-- Begin Extracted material --

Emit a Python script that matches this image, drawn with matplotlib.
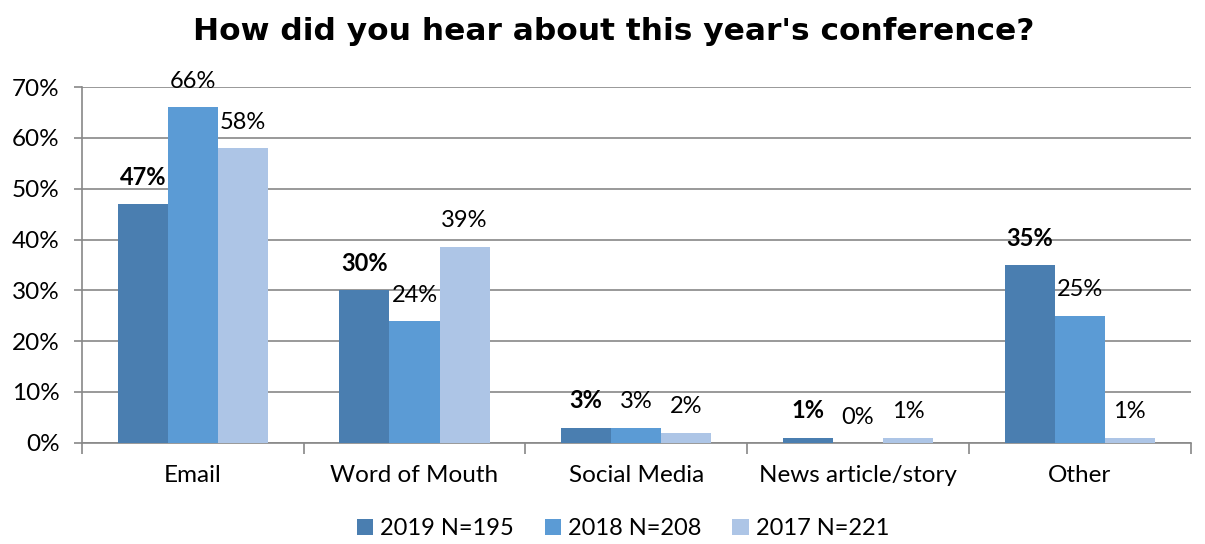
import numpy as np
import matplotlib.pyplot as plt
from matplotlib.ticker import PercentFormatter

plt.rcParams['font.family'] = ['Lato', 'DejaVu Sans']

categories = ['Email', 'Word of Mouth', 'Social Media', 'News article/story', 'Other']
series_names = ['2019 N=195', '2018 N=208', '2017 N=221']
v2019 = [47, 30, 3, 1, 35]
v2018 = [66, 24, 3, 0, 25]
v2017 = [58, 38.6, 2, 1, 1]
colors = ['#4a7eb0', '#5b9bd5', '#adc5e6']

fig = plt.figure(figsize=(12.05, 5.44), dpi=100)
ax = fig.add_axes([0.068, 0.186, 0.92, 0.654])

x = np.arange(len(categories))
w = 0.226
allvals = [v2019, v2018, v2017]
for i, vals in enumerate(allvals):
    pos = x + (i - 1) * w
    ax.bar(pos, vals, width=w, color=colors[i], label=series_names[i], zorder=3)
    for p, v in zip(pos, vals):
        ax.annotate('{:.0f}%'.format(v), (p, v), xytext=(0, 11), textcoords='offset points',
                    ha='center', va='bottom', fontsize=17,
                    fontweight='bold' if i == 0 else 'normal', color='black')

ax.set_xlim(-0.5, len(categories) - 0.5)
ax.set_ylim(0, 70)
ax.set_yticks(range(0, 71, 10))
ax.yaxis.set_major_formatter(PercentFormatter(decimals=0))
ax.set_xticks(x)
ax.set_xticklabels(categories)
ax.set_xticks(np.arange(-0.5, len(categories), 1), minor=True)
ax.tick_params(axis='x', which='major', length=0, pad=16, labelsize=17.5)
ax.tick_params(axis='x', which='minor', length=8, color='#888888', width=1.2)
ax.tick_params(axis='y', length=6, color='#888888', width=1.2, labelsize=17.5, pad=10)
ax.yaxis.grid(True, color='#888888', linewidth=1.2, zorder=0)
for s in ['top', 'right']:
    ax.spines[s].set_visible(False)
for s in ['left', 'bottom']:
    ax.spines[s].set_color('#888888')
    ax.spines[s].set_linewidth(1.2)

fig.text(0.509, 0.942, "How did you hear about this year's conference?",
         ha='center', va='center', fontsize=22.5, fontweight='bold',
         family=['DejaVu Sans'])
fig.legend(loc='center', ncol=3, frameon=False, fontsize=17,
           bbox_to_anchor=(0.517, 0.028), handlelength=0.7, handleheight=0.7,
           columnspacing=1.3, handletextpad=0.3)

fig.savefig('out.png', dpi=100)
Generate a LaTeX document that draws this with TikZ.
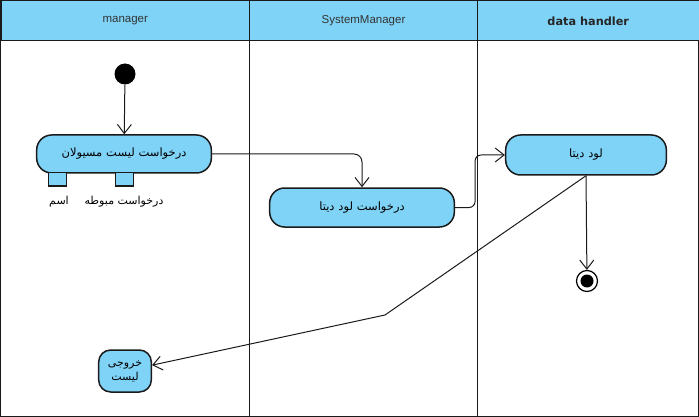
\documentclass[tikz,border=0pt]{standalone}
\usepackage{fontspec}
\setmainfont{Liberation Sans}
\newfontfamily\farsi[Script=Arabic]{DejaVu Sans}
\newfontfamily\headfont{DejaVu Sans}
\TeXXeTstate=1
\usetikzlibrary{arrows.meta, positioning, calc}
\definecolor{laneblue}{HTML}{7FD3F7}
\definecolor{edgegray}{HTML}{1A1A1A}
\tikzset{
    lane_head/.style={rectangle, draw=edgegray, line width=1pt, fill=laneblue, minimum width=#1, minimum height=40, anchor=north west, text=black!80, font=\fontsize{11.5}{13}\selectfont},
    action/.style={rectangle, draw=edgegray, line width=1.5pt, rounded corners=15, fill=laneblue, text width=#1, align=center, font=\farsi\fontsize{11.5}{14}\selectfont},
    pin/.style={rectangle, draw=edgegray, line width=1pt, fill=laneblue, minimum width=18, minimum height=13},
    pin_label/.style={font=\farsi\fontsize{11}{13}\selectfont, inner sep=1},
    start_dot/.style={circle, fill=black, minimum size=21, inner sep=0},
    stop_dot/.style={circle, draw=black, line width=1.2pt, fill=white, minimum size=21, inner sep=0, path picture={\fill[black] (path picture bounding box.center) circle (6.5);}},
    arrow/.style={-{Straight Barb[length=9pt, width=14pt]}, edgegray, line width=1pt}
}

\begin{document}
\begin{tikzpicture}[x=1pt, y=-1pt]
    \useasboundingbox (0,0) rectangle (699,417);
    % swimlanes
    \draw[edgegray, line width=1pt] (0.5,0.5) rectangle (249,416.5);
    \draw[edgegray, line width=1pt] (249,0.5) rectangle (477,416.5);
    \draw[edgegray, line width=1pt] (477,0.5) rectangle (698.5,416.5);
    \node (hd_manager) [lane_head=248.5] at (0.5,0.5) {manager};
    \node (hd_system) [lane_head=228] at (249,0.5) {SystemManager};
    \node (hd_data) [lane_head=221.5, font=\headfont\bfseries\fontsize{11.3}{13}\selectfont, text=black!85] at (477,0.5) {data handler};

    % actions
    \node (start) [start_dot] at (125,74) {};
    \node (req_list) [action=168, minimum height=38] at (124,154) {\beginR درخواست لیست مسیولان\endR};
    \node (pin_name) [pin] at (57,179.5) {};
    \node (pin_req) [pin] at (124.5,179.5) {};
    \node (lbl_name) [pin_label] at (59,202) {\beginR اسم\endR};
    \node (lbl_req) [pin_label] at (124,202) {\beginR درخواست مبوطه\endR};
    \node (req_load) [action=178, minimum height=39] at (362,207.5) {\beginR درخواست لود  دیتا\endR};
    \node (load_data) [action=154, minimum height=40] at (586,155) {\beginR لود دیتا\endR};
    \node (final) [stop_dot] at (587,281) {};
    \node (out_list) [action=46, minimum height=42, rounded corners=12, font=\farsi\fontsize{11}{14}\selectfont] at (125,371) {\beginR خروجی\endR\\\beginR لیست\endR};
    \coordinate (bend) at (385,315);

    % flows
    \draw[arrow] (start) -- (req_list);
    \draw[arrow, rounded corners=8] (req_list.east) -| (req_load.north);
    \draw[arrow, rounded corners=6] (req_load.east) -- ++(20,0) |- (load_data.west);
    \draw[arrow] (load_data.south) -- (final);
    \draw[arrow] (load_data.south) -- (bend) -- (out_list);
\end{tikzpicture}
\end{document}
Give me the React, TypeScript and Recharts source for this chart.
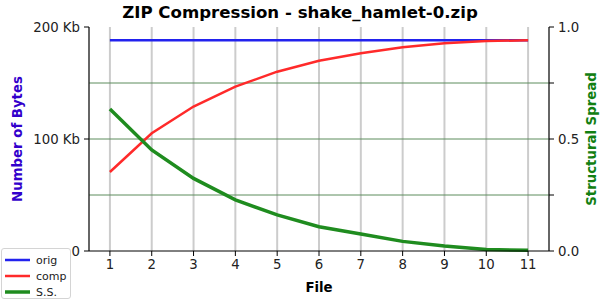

-- End Extracted material --

All lines from the start of the entries through the one with "fontweight='bold' if i" are to be output exactly; omit the pictures.

Right answer:
Emit a Python script that matches this image, drawn with matplotlib.
import numpy as np
import matplotlib.pyplot as plt
from matplotlib.ticker import PercentFormatter

plt.rcParams['font.family'] = ['Lato', 'DejaVu Sans']

categories = ['Email', 'Word of Mouth', 'Social Media', 'News article/story', 'Other']
series_names = ['2019 N=195', '2018 N=208', '2017 N=221']
v2019 = [47, 30, 3, 1, 35]
v2018 = [66, 24, 3, 0, 25]
v2017 = [58, 38.6, 2, 1, 1]
colors = ['#4a7eb0', '#5b9bd5', '#adc5e6']

fig = plt.figure(figsize=(12.05, 5.44), dpi=100)
ax = fig.add_axes([0.068, 0.186, 0.92, 0.654])

x = np.arange(len(categories))
w = 0.226
allvals = [v2019, v2018, v2017]
for i, vals in enumerate(allvals):
    pos = x + (i - 1) * w
    ax.bar(pos, vals, width=w, color=colors[i], label=series_names[i], zorder=3)
    for p, v in zip(pos, vals):
        ax.annotate('{:.0f}%'.format(v), (p, v), xytext=(0, 11), textcoords='offset points',
                    ha='center', va='bottom', fontsize=17,
                    fontweight='bold' if i == 0 else 'normal', color='black')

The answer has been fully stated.